== DATA PROVIDED ==

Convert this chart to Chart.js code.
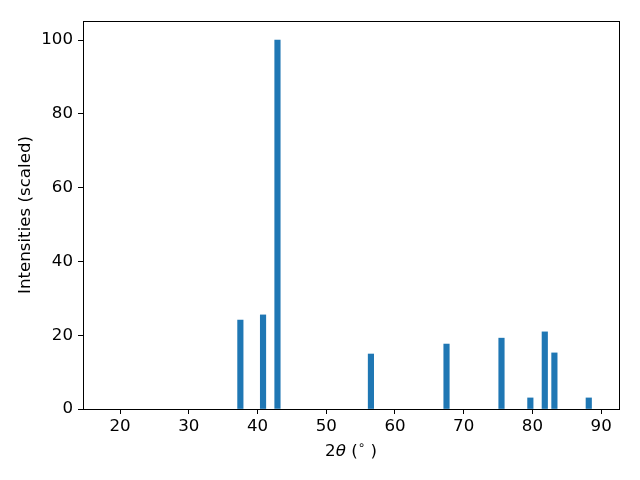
<!DOCTYPE html>
<html>
<head>
<meta charset="utf-8">
<script src="https://cdn.jsdelivr.net/npm/chart.js@4"></script>
<style>
  body { margin: 0; background: #fff; }
  canvas { display: block; }
</style>
</head>
<body>
<canvas id="xrd" width="640" height="480"></canvas>
<script>
// peak positions (2theta, degrees) and scaled intensities
const peakPositions = [37.5, 40.8, 42.9, 56.5, 67.5, 75.5, 79.7, 81.8, 83.2, 88.2];
const peakIntensities = [24.1, 25.5, 100, 14.9, 17.6, 19.2, 3.0, 20.9, 15.2, 3.0];
const xTicks = [20, 30, 40, 50, 60, 70, 80, 90];
const yTicks = [0, 20, 40, 60, 80, 100];

const font = { family: 'DejaVu Sans', size: 16.67 };

// frame on all four sides + x label with italic theta
const framePlugin = {
    id: 'frame',
    afterDraw(chart) {
        const { ctx, chartArea: a } = chart;
        ctx.save();
        ctx.strokeStyle = '#000';
        ctx.lineWidth = 1;
        ctx.strokeRect(Math.round(a.left) + 0.5, Math.round(a.top) + 0.5,
            Math.round(a.right - a.left), Math.round(a.bottom - a.top));

        const parts = [
            { t: '2', f: '16.67px "DejaVu Sans"', dy: 0 },
            { t: 'θ', f: 'italic 16.67px "DejaVu Sans"', dy: 0 },
            { t: ' (', f: '16.67px "DejaVu Sans"', dy: 0 },
            { t: '∘', f: '12px "DejaVu Sans"', dy: -6 },
            { t: ' )', f: '16.67px "DejaVu Sans"', dy: 0 }
        ];
        let total = 0;
        parts.forEach(p => { ctx.font = p.f; p.w = ctx.measureText(p.t).width; total += p.w; });
        let x = (a.left + a.right) / 2 - total / 2;
        const y = 452;
        ctx.fillStyle = '#000';
        ctx.textBaseline = 'middle';
        ctx.textAlign = 'left';
        parts.forEach(p => { ctx.font = p.f; ctx.fillText(p.t, x, y + p.dy); x += p.w; });
        ctx.restore();
    }
};

new Chart(document.getElementById('xrd').getContext('2d'), {
    type: 'bar',
    data: {
        datasets: [{
            data: peakPositions.map((p, i) => ({ x: p, y: peakIntensities[i] })),
            backgroundColor: '#1f77b4',
            borderWidth: 0,
            barThickness: 5.5
        }]
    },
    options: {
        responsive: false,
        animation: false,
        layout: { padding: { left: 0, right: 21, top: 21, bottom: 0 } },
        plugins: { legend: { display: false }, tooltip: { enabled: false } },
        scales: {
            x: {
                type: 'linear',
                min: 14.6,
                max: 92.6,
                offset: false,
                afterBuildTicks: s => { s.ticks = xTicks.map(v => ({ value: v })); },
                afterFit: s => { s.height = 71; },
                grid: { display: true, drawOnChartArea: false, drawTicks: true, tickLength: 5, color: '#000', offset: false },
                border: { display: true, color: '#000', width: 1 },
                ticks: { color: '#000', font, padding: 3, maxRotation: 0 }
            },
            y: {
                min: 0,
                max: 105.15,
                afterBuildTicks: s => { s.ticks = yTicks.map(v => ({ value: v })); },
                afterFit: s => { s.width = 83; },
                grid: { display: true, drawOnChartArea: false, drawTicks: true, tickLength: 5, color: '#000' },
                border: { display: true, color: '#000', width: 1 },
                ticks: { color: '#000', font, padding: 5 },
                title: {
                    display: true,
                    text: 'Intensities (scaled)',
                    color: '#000',
                    font,
                    padding: { top: 16, bottom: 0 }
                }
            }
        }
    },
    plugins: [framePlugin]
});
</script>
</body>
</html>
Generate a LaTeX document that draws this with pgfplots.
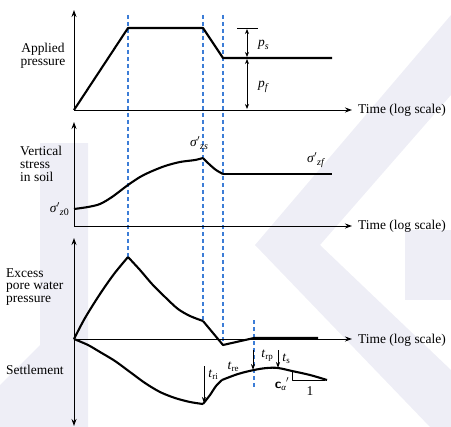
\documentclass[border=0pt]{standalone}
\usepackage{pgfplots}
\pgfplotsset{compat=1.18}
\usepackage{fontspec}
\setmainfont{Liberation Serif}
\usetikzlibrary{arrows.meta}
\definecolor{dashblue}{RGB}{60,125,215}
\definecolor{wm}{RGB}{238,238,246}
\newcommand{\sub}[1]{\raisebox{-3pt}{\fontsize{10}{11}\selectfont #1}}
\newcommand{\tsub}[1]{\raisebox{-2pt}{\fontsize{9}{10}\selectfont #1}}
\begin{document}
\fontsize{13.5}{15}\selectfont
\begin{tikzpicture}[x=1bp,y=1bp]
\begin{axis}[
  at={(0,0)}, anchor=south west,
  width=451bp, height=427bp, scale only axis,
  xmin=0, xmax=451, ymin=0, ymax=427, y dir=reverse,
  hide axis, clip=false,
  every axis plot/.append style={line join=round},
]
% faint watermark shapes
\addplot[draw=none, fill=wm] coordinates {(40,143) (88,143) (88,427) (0,427) (0,385) (40,345)};
\addplot[draw=none, fill=wm] coordinates {(451,15) (451,95) (320,245) (255,245)};
\addplot[draw=none, fill=wm] coordinates {(255,245) (320,245) (451,370) (451,427) (430,427)};
\addplot[draw=none, fill=wm] coordinates {(405,230) (451,230) (451,300) (405,300)};
% dashed verticals
\addplot[dashblue, line width=1.1pt, dash pattern=on 4bp off 3bp] coordinates {(128,15) (128,257)};
\addplot[dashblue, line width=1.1pt, dash pattern=on 4bp off 3bp] coordinates {(203,15) (203,322)};
\addplot[dashblue, line width=1.1pt, dash pattern=on 4bp off 3bp] coordinates {(223,15) (223,345)};
\addplot[dashblue, line width=1.1pt, dash pattern=on 4bp off 3bp] coordinates {(254,320) (254,388)};
% axes panel 1
\addplot[black, line width=0.9pt, -{Stealth[length=7bp,width=5bp]}] coordinates {(74,110) (74,10)};
\addplot[black, line width=0.9pt, -{Stealth[length=7bp,width=5bp]}] coordinates {(74,110) (352,110)};
% axes panel 2
\addplot[black, line width=0.9pt, -{Stealth[length=7bp,width=5bp]}] coordinates {(74,226) (74,122)};
\addplot[black, line width=0.9pt, -{Stealth[length=7bp,width=5bp]}] coordinates {(74,226) (352,226)};
% axes panel 3
\addplot[black, line width=0.9pt, -{Stealth[length=7bp,width=5bp]}] coordinates {(74,339) (74,238)};
\addplot[black, line width=0.9pt, -{Stealth[length=7bp,width=5bp]}] coordinates {(74,339) (74,426)};
\addplot[black, line width=0.9pt, -{Stealth[length=7bp,width=5bp]}] coordinates {(74,339) (352,339)};
% applied pressure
\addplot[black, line width=2.1pt] coordinates {(74,110) (128,28) (203,28) (223,58) (332,58)};
% p_s / p_f dimension
\addplot[black, line width=0.8pt] coordinates {(237,28) (258,28)};
\addplot[black, line width=0.8pt, {Stealth[length=5bp,width=4bp]}-{Stealth[length=5bp,width=4bp]}] coordinates {(247,29) (247,57)};
\addplot[black, line width=0.8pt, {Stealth[length=5bp,width=4bp]}-{Stealth[length=5bp,width=4bp]}] coordinates {(247,59) (247,109)};
% vertical stress
\addplot[black, line width=2.1pt, smooth, tension=0.5] coordinates {(74,209) (88,207) (100,204) (112,197) (128,185) (140,177) (150,172) (165,166) (180,162) (195,160) (203,158)};
\addplot[black, line width=2.1pt, smooth, tension=0.5] coordinates {(203,158) (209,164) (216,170) (223,174)};
\addplot[black, line width=2.1pt] coordinates {(223,174) (332,174)};
% pore water pressure
\addplot[black, line width=2.1pt, smooth, tension=0.5] coordinates {(74,339) (85,318) (100,294) (114,274) (128,257)};
\addplot[black, line width=2.1pt, smooth, tension=0.5] coordinates {(128,257) (140,270) (152,284) (165,297) (178,309) (190,316) (203,321)};
\addplot[black, line width=2.1pt] coordinates {(203,321) (223,345) (254,338) (318,338)};
% settlement
\addplot[black, line width=2.1pt, smooth, tension=0.5] coordinates {(74,339) (88,345) (100,352) (115,361) (130,372) (145,383) (160,392) (175,398) (190,402) (203,404)};
\addplot[black, line width=2.1pt, smooth, tension=0.5] coordinates {(203,404) (210,395) (216,386) (222,380)};
\addplot[black, line width=2.1pt, smooth, tension=0.6] coordinates {(222,380) (238,374) (254,370) (267,368) (278,368) (292,371) (310,375) (327,380)};
% slope triangle
\addplot[black, line width=0.8pt] coordinates {(292,371) (292,380) (325,380)};
% arrows for times
\addplot[black, line width=0.8pt, -{Stealth[length=6bp,width=4bp]}] coordinates {(204,366) (204,403)};
\addplot[black, line width=0.8pt, -{Stealth[length=6bp,width=4bp]}] coordinates {(253,350) (253,370)};
\addplot[black, line width=0.8pt, -{Stealth[length=6bp,width=4bp]}] coordinates {(278,350) (278,368)};
% labels
\node[align=center, inner sep=0pt] at (axis cs:43,56) {Applied\\[-2pt]pressure};
\node[anchor=west, inner sep=0pt] at (axis cs:358,110) {Time (log scale)};
\node[anchor=west, inner sep=0pt] at (axis cs:358,226) {Time (log scale)};
\node[anchor=west, inner sep=0pt] at (axis cs:358,340) {Time (log scale)};
\node[anchor=west, inner sep=0pt] at (axis cs:258,45) {\textit{p}\sub{\textit{s}}};
\node[anchor=west, inner sep=0pt] at (axis cs:258,87) {\textit{p}\sub{\textit{f}}};
\node[align=left, anchor=west, inner sep=0pt] at (axis cs:20,164) {Vertical\\[-2pt]stress\\[-2pt]in soil};
\node[anchor=east, inner sep=0pt] at (axis cs:69,209) {\textit{σ}$'$\sub{\textit{z}0}};
\node[inner sep=0pt] at (axis cs:199,143) {\textit{σ}$'$\sub{\textit{zs}}};
\node[inner sep=0pt] at (axis cs:316,160) {\textit{σ}$'$\sub{\textit{zf}}};
\node[align=left, anchor=west, inner sep=0pt] at (axis cs:6,287) {Excess\\[-2pt]pore water\\[-2pt]pressure};
\node[anchor=west, inner sep=0pt] at (axis cs:6,370) {Settlement};
\node[inner sep=0pt] at (axis cs:213,375) {\textit{t}\tsub{ri}};
\node[inner sep=0pt] at (axis cs:233,367) {\textit{t}\tsub{re}};
\node[inner sep=0pt] at (axis cs:267,356) {\textit{t}\tsub{rp}};
\node[inner sep=0pt] at (axis cs:286,359) {\textit{t}\tsub{s}};
\node[inner sep=0pt] at (axis cs:282,384) {\textbf{\textsf{c}}\tsub{\textit{α}}$'$};
\node[inner sep=0pt] at (axis cs:310,391) {1};
\end{axis}
\pgfresetboundingbox
\useasboundingbox (0,0) rectangle (451bp,427bp);
\end{tikzpicture}
\end{document}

===

STATED GOAL:
Provide the count, and nothing else, of lines in the data above where the word "this" occurs.

REPLY TO THE EXERCISE:
2